If the integers m and n are chosen at random from 1 to 100, then the probability that a number of the form $7^{n}+7^{m}$ is divisible by 5, equals to 

Answer:

Explanation:

let I=$7^{n}+7^{m}$  , then we observe that $7^{i}$ ,$7^{2}$ ,$7^{3}$  and $7^{4}$  ends in 7,9,3 and 1 respectively.

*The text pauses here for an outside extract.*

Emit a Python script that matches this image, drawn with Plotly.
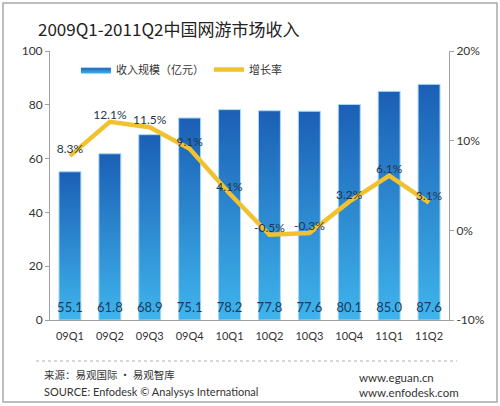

Thus , $7^{i}$  ends in 7,9,3 or 1 according as  i  is of the form 4k+1,4k+2,4k-1 respectively 

 If  S  is the sample space, then $n(S) =(100)^{2}$

$7^{m}+7^{n}$ is divisible by 5, if 

(i)  m is of the form 4k+1 and n is of the form  4k-1 or

(ii) m is of the form 4k+2 an n is of the form 4k or 

(iii)    m is the form 4k-1 and n is of the form 4k+1 or 

(iv)   m is of the form 4k and n is of the form 4k+1 or 

 So, number of favourable  ordered pairs (m,n)  =$4 \times 25 \times 25$

$\therefore$   Required probability= $\frac{4 \times 25 \times 25}{(100)^{2}}= \frac{1}{4}$